Along with the increase, regents voted to change the name of the systemwide educational fee to tuition. The name change reflects the use of the revenue to fund instructional costs. All students will continue to pay a student services fee ($972 of the $11,124 cost in 2011-12) for mental health, career and educational counseling and various student life programs on the campus of attendance. Additional campus fees pay for transportation programs, athletics and other activity fees. The nonresident fees were renamed nonresident supplemental tuition and professional degree fees were renamed professional degree supplemental tuition.
Regents Odessa Johnson, Darek DeFreece, Charlene Zettel, Jesse Cheng and Abel Maldonado voted against the increase.
It is estimated that with the increases in financial aid, 55 percent of undergraduates will not pay the fee increase.
Regents also voted to raise professional school fees by up to 31 percent, depending on the campus and program. Regents Zettel, Cheng and Maldonado voted against the professional degree fee increase.
The fee increases are expected to generate $115.8 million annually for the university's operating budget after a portion of the increase is dedicated to financial aid.
"Our job is to face reality," said Regents Chairman Russell Gould, calling the budget, fee increases and proposed changes to the UC retiree benefits a balanced plan to deal with difficult financial challenges for both the university and the state, which has a forecasted $25.4 billion deficit.
"It's clear the regents had a tough decision to raise fees," Gould said following the vote. "The university is not out of the woods.
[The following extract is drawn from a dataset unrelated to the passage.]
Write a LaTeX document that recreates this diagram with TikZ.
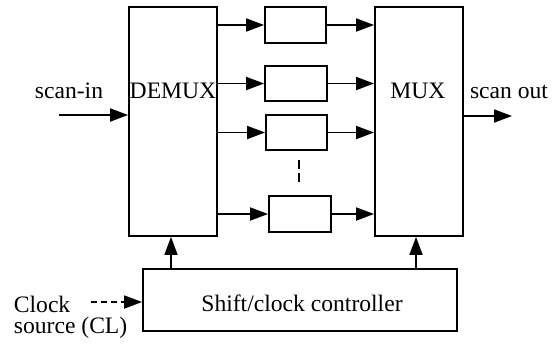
\documentclass[tikz,border=0pt]{standalone}
\usepackage{fontspec}
\setmainfont{Liberation Serif}
\usetikzlibrary{arrows.meta}
\begin{document}
\begin{tikzpicture}[x=0.5pt,y=-0.5pt,
  line width=0.9pt,
  box/.style={draw,inner sep=0pt,line width=0.9pt},
  lbl/.style={inner sep=0pt,anchor=base,font=\fontsize{11.8}{14}\selectfont},
  arr/.style={-{Triangle[length=9pt,width=6.5pt]}}]
\useasboundingbox (0,0) rectangle (555,349);
% main boxes
\node[box,minimum width=44pt,minimum height=114.5pt] (demux) at (173,121.5) {};
\node[box,minimum width=44pt,minimum height=114.5pt] (mux) at (419,121.5) {};
\node[box,minimum width=30.5pt,minimum height=18pt] (b1) at (295.5,25) {};
\node[box,minimum width=31pt,minimum height=17.5pt] (b2) at (296,83.5) {};
\node[box,minimum width=30.5pt,minimum height=17.5pt] (b3) at (296.5,132.5) {};
\node[box,minimum width=31pt,minimum height=18pt] (b4) at (300,214) {};
\node[box,minimum width=157pt,minimum height=31pt] (ctrl) at (300,300) {};
% labels
\node[lbl] (tdemux) at (173,98) {DEMUX};
\node[lbl] (tmux) at (418,98) {MUX};
\node[lbl] (tin) at (69,98) {scan-in};
\node[lbl] (tout) at (509,98) {scan out};
\node[lbl] (tctrl) at (302,311) {Shift/clock controller};
\node[lbl,anchor=base west] (tclock) at (13,312) {Clock};
\node[lbl,anchor=base west] (tsrc) at (13,333) {source (CL)};
% coordinates
\coordinate (inS) at (59,115);
\coordinate (outE) at (512,116);
\coordinate (clkS) at (91,302);
\coordinate (dotA) at (299,160);
\coordinate (dotB) at (299,182);
% connectors
\draw[arr] (inS) -- (inS -| demux.west);
\draw[arr] (mux.east |- outE) -- (outE);
\foreach \b in {b1,b2,b3,b4}{
  \draw[arr] (demux.east |- \b.west) -- (\b.west);
  \draw[arr] (\b.east) -- (mux.west |- \b.east);
}
\draw[arr] (ctrl.north -| 171,0) -- (demux.south -| 171,0);
\draw[arr] (ctrl.north -| 416,0) -- (mux.south -| 416,0);
\draw[arr,dash pattern=on 3pt off 2pt] (clkS) -- (clkS -| ctrl.west);
\draw[dash pattern=on 4.5pt off 2pt] (dotA) -- (dotB);
\end{tikzpicture}
\end{document}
We face the threat of mid-year state cuts and certainly cuts next year. The faculty, staff and students all have to work together for solutions."
The majority of regents said they were reluctant to approve the fee increases but supported the plan as necessary to maintain the university's high quality. Several called for more aggressive cost-cutting, exploration of alternative revenue sources and more support from the state.
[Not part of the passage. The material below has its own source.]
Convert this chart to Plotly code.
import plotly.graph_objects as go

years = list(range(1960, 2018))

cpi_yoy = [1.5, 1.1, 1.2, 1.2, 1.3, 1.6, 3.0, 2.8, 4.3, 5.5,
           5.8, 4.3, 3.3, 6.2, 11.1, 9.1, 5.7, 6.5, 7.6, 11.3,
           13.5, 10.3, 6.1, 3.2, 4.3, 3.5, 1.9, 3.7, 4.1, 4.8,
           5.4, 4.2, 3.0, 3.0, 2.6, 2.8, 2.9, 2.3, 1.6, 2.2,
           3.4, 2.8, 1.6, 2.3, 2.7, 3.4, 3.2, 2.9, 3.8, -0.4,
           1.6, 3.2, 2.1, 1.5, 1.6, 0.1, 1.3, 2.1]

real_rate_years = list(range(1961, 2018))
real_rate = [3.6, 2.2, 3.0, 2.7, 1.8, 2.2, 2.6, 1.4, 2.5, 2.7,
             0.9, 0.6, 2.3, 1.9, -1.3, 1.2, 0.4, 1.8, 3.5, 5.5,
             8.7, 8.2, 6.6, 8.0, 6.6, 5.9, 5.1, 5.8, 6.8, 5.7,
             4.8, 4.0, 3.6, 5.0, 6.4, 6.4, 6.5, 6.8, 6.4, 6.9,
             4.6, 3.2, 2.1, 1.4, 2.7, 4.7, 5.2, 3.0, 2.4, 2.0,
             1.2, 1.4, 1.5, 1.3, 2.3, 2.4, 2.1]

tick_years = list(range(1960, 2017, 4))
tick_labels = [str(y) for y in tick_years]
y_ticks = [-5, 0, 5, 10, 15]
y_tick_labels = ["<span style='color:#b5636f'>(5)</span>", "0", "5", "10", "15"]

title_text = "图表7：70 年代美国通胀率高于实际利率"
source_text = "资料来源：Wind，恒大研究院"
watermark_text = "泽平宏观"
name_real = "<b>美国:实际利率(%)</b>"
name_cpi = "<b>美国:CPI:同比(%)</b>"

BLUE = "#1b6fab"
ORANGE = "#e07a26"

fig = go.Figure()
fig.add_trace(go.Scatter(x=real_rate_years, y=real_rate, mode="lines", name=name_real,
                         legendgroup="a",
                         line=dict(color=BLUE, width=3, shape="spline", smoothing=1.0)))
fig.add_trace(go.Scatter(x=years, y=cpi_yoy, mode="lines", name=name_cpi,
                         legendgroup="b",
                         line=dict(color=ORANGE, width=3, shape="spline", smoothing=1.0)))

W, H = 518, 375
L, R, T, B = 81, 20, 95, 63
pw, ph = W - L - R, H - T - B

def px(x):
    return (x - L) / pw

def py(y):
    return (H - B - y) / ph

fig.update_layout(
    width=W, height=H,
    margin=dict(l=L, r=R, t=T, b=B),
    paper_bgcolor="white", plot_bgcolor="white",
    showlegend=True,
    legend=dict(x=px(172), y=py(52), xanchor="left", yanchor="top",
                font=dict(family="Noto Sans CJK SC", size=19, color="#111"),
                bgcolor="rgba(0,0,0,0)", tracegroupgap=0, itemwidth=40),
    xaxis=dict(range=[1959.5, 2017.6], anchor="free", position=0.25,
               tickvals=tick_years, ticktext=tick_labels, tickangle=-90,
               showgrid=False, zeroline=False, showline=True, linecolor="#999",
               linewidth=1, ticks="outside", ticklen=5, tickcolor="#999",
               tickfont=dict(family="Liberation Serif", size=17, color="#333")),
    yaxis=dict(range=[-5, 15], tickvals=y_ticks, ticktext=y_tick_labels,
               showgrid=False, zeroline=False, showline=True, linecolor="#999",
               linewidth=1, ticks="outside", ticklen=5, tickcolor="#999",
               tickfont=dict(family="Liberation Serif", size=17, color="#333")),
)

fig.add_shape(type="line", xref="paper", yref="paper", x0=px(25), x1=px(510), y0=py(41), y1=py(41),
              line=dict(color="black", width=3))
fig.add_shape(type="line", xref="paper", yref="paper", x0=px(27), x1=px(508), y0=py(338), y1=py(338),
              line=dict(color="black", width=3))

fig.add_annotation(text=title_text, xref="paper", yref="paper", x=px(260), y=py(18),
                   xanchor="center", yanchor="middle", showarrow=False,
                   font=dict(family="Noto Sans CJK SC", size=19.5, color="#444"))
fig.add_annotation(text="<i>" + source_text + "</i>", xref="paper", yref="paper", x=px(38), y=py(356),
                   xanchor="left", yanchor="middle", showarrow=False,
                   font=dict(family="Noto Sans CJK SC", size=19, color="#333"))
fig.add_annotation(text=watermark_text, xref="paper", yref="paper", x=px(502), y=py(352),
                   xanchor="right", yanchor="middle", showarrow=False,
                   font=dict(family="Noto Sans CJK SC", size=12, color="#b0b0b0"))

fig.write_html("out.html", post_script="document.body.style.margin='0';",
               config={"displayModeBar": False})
The fee increases are part of a 2011-12 operating budget regents approved to stabilize the university's finances after three years of declining state support. While the Legislature and governor increased UC's budget for the current year, state support remains 10 percent below what it was in 2007-08. Even as state funds have declined, UC enrollment and operating costs have continued to climb.
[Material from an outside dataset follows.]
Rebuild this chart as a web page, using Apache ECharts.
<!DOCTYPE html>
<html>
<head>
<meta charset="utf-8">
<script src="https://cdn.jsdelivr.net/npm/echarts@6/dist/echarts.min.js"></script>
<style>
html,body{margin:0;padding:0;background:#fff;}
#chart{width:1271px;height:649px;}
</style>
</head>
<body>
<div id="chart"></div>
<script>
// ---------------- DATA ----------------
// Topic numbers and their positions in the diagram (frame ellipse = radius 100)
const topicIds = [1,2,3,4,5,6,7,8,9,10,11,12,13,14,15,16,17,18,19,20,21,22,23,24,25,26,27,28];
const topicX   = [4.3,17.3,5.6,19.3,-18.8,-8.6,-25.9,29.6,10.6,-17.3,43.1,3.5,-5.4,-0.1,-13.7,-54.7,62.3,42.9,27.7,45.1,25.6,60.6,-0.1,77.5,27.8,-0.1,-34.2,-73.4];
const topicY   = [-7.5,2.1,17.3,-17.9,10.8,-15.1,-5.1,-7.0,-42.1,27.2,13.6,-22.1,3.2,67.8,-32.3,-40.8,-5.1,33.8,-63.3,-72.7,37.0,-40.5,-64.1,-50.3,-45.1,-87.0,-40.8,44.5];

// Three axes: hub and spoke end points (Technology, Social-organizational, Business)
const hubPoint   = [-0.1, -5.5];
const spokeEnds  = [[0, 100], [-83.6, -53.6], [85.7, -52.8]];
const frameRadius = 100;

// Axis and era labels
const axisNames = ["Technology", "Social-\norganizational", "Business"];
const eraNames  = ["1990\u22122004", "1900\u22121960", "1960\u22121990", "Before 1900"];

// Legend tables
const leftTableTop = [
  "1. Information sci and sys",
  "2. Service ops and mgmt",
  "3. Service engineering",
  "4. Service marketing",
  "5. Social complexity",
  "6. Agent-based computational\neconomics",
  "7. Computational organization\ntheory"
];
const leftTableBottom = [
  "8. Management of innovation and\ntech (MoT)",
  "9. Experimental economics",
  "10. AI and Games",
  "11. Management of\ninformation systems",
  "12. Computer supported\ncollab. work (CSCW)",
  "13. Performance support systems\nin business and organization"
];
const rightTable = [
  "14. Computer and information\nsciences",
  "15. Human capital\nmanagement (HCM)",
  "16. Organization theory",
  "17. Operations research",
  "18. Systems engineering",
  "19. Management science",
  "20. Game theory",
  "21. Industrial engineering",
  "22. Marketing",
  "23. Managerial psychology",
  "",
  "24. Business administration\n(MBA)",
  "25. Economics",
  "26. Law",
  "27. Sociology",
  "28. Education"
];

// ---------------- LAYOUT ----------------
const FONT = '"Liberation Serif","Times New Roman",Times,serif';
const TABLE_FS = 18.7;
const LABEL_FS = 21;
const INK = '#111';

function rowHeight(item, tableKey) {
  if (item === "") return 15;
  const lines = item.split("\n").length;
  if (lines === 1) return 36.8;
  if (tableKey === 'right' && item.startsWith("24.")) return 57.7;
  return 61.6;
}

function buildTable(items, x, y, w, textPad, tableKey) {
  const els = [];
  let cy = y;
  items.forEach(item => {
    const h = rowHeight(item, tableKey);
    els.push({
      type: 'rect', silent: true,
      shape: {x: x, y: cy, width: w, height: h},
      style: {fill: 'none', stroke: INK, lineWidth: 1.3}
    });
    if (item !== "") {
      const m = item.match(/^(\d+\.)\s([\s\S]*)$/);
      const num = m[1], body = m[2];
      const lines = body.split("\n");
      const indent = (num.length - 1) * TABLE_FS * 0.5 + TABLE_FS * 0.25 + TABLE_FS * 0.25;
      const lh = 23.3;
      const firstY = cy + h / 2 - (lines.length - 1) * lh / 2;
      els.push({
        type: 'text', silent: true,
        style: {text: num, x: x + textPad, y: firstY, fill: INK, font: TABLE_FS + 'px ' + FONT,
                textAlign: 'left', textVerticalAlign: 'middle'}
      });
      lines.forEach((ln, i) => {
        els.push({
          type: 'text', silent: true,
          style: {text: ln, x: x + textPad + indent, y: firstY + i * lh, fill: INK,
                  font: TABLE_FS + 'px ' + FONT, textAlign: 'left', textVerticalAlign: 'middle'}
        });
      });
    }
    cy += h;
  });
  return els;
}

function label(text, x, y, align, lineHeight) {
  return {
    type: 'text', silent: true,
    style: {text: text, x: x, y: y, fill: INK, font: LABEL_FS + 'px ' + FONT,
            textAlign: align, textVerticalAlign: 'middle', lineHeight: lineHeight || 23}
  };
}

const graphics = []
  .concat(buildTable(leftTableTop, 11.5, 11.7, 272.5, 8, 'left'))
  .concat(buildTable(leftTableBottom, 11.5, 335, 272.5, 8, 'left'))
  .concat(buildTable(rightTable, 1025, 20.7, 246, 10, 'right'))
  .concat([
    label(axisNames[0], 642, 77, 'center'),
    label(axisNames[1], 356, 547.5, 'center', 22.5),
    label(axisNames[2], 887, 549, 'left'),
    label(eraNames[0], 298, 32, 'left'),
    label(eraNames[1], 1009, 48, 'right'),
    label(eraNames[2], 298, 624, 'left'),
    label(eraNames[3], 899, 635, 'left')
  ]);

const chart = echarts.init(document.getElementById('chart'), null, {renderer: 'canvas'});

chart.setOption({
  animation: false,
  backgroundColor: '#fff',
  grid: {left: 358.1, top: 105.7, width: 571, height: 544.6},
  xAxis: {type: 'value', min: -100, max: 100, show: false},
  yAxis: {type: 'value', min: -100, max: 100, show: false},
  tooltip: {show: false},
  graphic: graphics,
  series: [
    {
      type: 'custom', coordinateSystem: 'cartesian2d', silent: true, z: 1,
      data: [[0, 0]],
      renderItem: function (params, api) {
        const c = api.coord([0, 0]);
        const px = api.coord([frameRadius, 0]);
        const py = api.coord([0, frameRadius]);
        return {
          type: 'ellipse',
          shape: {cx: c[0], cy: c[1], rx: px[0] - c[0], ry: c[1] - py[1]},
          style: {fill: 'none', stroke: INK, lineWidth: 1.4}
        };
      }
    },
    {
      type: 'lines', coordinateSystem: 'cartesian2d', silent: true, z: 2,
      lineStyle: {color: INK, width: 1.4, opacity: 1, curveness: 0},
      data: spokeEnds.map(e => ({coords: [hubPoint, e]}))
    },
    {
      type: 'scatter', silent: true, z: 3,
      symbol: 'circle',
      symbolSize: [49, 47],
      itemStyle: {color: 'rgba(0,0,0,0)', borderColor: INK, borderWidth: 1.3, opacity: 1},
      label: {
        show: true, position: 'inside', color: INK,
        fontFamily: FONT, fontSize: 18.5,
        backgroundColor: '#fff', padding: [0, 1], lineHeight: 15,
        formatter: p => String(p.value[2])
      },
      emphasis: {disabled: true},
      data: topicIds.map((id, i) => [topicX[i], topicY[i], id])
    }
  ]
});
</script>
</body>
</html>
The recent state funding cutbacks, increases in mandatory operating costs and unfunded high-priority university programs, such as health professional education and graduate student support, add up to more than a $1 billion funding gap, UC Vice President of Budget Patrick Lenz told the regents.
UC will ask the state to increase its 2011-12 budget by an additional $596.1 million over the 2010-11 fiscal year state general fund allocation of $2.91 billion. The UC budget also calls for administrative savings of $101.1 million to be achieved through operating efficiencies.
Regents will continue the policy of dedicating 33 percent of undergraduate fee increases and 50 percent of graduate fee increases to support student aid.
In addition, UC campuses have stepped up fundraising efforts for scholarships and graduate and professional school fellowships. Project You Can, launched in October 2009, is a systemwide campaign to raise $1 billion in private gifts over a four-year period.
Regents also discussed today a plan to rein in the rising costs of retiree health and pension benefits and will vote on revisions at a special meeting in December.
The university faces an unfunded pension and retiree health benefits liability of $21 billion. In May, both employee and employer pension contributions were restarted after a 20-year hiatus.
To further address the long-term cost of pension obligations, a new pension tier is proposed for employees hired after July 1, 2013. Under the proposal, the minimum retirement age would rise from 50 to 55. New employees would have to work until 65, rather than 60, to receive the maximum retirement benefits. The option of a lump-sum cash out would be eliminated. Participants in the new plan would contribute 7 percent of their annual pay with UC contributing 8.1 percent.
Current employees would not be affected by these changes, although they will pay more for their pension and health benefits.